----- Material provided

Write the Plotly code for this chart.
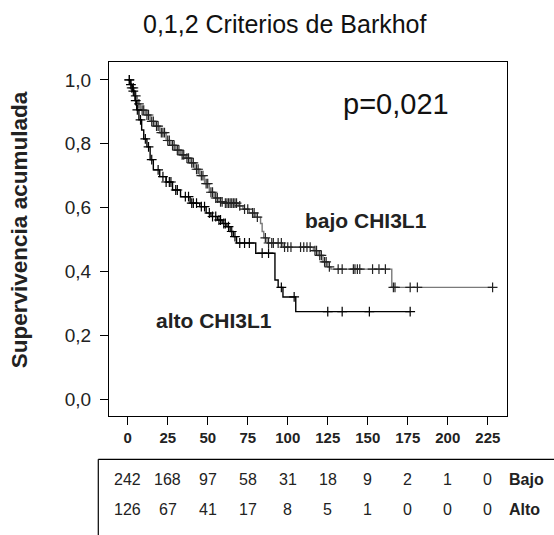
import numpy as np
import plotly.graph_objects as go

# ---- data ----
bajo_t = [0, 2, 4, 6, 8, 11, 14, 17, 20, 24, 27, 30, 33, 36, 39, 42, 45, 48, 51, 54,
          57, 60, 69, 72, 76, 80, 83, 84, 85, 87, 97, 116, 119, 122, 125, 127, 165]
bajo_s = [1.0, 0.975, 0.95, 0.925, 0.905, 0.89, 0.87, 0.855, 0.835, 0.81, 0.795, 0.78,
          0.765, 0.755, 0.74, 0.72, 0.70, 0.675, 0.648, 0.63, 0.618, 0.614, 0.605, 0.595,
          0.583, 0.57, 0.55, 0.525, 0.505, 0.489, 0.476, 0.465, 0.45, 0.43, 0.414, 0.407, 0.35]
bajo_end = 228
bajo_cens = [1, 2.5, 3.5, 5, 7, 9, 10, 12, 13, 15, 16, 18, 19, 21, 22, 23, 25, 26, 28, 29,
             31, 32, 34, 35, 37, 38, 40, 41, 43, 44, 46, 47, 49, 50, 52, 53, 55, 56, 58, 59,
             61, 62, 63, 64, 65, 66, 67, 68, 70, 73, 75, 78, 79, 81, 86, 88, 90, 91, 94, 96,
             98, 100, 102, 108, 110, 112, 114, 117, 118, 120, 121, 123, 124, 126, 131.5, 134,
             141, 142, 143.5, 145, 153, 157, 161, 166, 167, 176.5, 181, 228]

alto_t = [0, 1.5, 3, 4.5, 5.6, 7, 8.7, 10, 12, 14, 16, 20, 24, 28, 33, 39, 45, 49, 52, 56,
          59, 62, 64, 66, 68, 80, 92, 94, 97, 105]
alto_s = [1.0, 0.985, 0.965, 0.935, 0.906, 0.875, 0.843, 0.815, 0.79, 0.75, 0.718, 0.697,
          0.68, 0.655, 0.634, 0.614, 0.603, 0.583, 0.572, 0.561, 0.55, 0.54, 0.525, 0.509,
          0.489, 0.457, 0.373, 0.35, 0.32, 0.274]
alto_end = 176.5
alto_cens = [1, 2, 3.5, 5, 6, 8, 11, 13, 15, 19, 22, 24, 26, 27, 30, 31, 36, 38, 40, 41,
             43, 46, 48, 51, 53, 55, 57, 58, 60, 61, 63, 65, 67, 70, 73, 76, 84, 88, 96,
             104, 125, 134, 151, 176.5]

risk_times = [0, 25, 50, 75, 100, 125, 150, 175, 200, 225]
bajo_risk = [242, 168, 97, 58, 31, 18, 9, 2, 1, 0]
alto_risk = [126, 67, 41, 17, 8, 5, 1, 0, 0, 0]
row_labels = ["Bajo", "Alto"]

y_ticks = [0.0, 0.2, 0.4, 0.6, 0.8, 1.0]
y_ticktext = ["0,0", "0,2", "0,4", "0,6", "0,8", "1,0"]
x_ticks = [0, 25, 50, 75, 100, 125, 150, 175, 200, 225]

title = "0,1,2 Criterios de Barkhof"
y_title = "Supervivencia acumulada"
p_text = "p=0,021"
bajo_label = "bajo CHI3L1"
alto_label = "alto CHI3L1"

FONT = "Arial, Liberation Sans, Helvetica, sans-serif"


def step_at(ts, ss, t):
    idx = np.searchsorted(np.array(ts), np.array(t, dtype=float), side="right") - 1
    return np.array(ss)[idx]


fig = go.Figure()

for ts, ss, end, cens, lcol, mcol in [
    (bajo_t, bajo_s, bajo_end, bajo_cens, "#7a7a7a", "#222222"),
    (alto_t, alto_s, alto_end, alto_cens, "#000000", "#000000"),
]:
    xs = list(ts) + [end]
    ys = list(ss) + [ss[-1]]
    fig.add_trace(go.Scatter(x=xs, y=ys, mode="lines", line=dict(color=lcol, width=1.4, shape="hv"),
                             hoverinfo="skip", showlegend=False))
    fig.add_trace(go.Scatter(x=cens, y=step_at(ts, ss, cens), mode="markers",
                             marker=dict(symbol="cross-thin", size=7, line=dict(color=mcol, width=1.2)),
                             hoverinfo="skip", showlegend=False))

fig.update_layout(
    width=554, height=535,
    margin=dict(l=109, r=47, t=62, b=119),
    paper_bgcolor="white", plot_bgcolor="white",
    font=dict(family=FONT, color="black"),
    title=dict(text=title, x=0.514, xanchor="center", y=1 - 24 / 535, yanchor="middle",
               font=dict(size=25, family=FONT, color="#111111")),
    xaxis=dict(range=[-11.7, 237], tickvals=x_ticks, ticktext=[f"<b>{v}</b>" for v in x_ticks],
               ticks="outside", ticklen=8, tickcolor="black", showline=True, mirror=True,
               linecolor="black", linewidth=1, showgrid=False, zeroline=False,
               tickfont=dict(size=15, family=FONT, color="#222")),
    yaxis=dict(range=[-0.053, 1.056], tickvals=y_ticks, ticktext=y_ticktext,
               ticks="outside", ticklen=8, tickcolor="black", showline=True, mirror=True,
               linecolor="black", linewidth=1, showgrid=False, zeroline=False,
               ticklabelstandoff=5,
               tickfont=dict(size=19, family=FONT, color="#222")),
)

ann = []
ann.append(dict(text=f"<b>{y_title}</b>", xref="paper", yref="paper", x=-0.226, y=0.525,
                textangle=-90, showarrow=False, font=dict(size=22.5, family=FONT, color="#222"),
                xanchor="center", yanchor="middle"))
ann.append(dict(text=p_text, xref="x", yref="y", x=167.4, y=0.926, showarrow=False,
                font=dict(size=29, family=FONT, color="#111")))
ann.append(dict(text=f"<b>{bajo_label}</b>", xref="x", yref="y", x=149, y=0.558, showarrow=False,
                font=dict(size=21, family=FONT, color="#222")))
ann.append(dict(text=f"<b>{alto_label}</b>", xref="x", yref="y", x=53.9, y=0.246, showarrow=False,
                font=dict(size=21, family=FONT, color="#222")))

row_y = [-0.178, -0.2655]
for ry, risks, lab in zip(row_y, [bajo_risk, alto_risk], row_labels):
    for t, n in zip(risk_times, risks):
        ann.append(dict(text=str(n), xref="x", yref="paper", x=t, y=ry, showarrow=False,
                        xanchor="center", yanchor="middle",
                        font=dict(size=16, family=FONT, color="#222")))
    ann.append(dict(text=f"<b>{lab}</b>", xref="x", yref="paper", x=237, y=ry, showarrow=False,
                    xanchor="left", yanchor="middle", font=dict(size=16, family=FONT, color="#222")))
fig.update_layout(annotations=ann)

# risk table frame
fig.add_shape(type="line", xref="paper", yref="paper", x0=-0.0269, x1=1.3, y0=-0.1223, y1=-0.1223,
              line=dict(color="black", width=1.2))
fig.add_shape(type="line", xref="paper", yref="paper", x0=-0.0269, x1=-0.0269, y0=-0.1223, y1=-0.6,
              line=dict(color="black", width=1.2))

fig.write_html("out.html")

----------

Restate, line by line and word for word, everything from the top of the material through the line that contains "import plotly.graph_objects as go". Leave pictures out.

Answer in full:
Write the Plotly code for this chart.
import numpy as np
import plotly.graph_objects as go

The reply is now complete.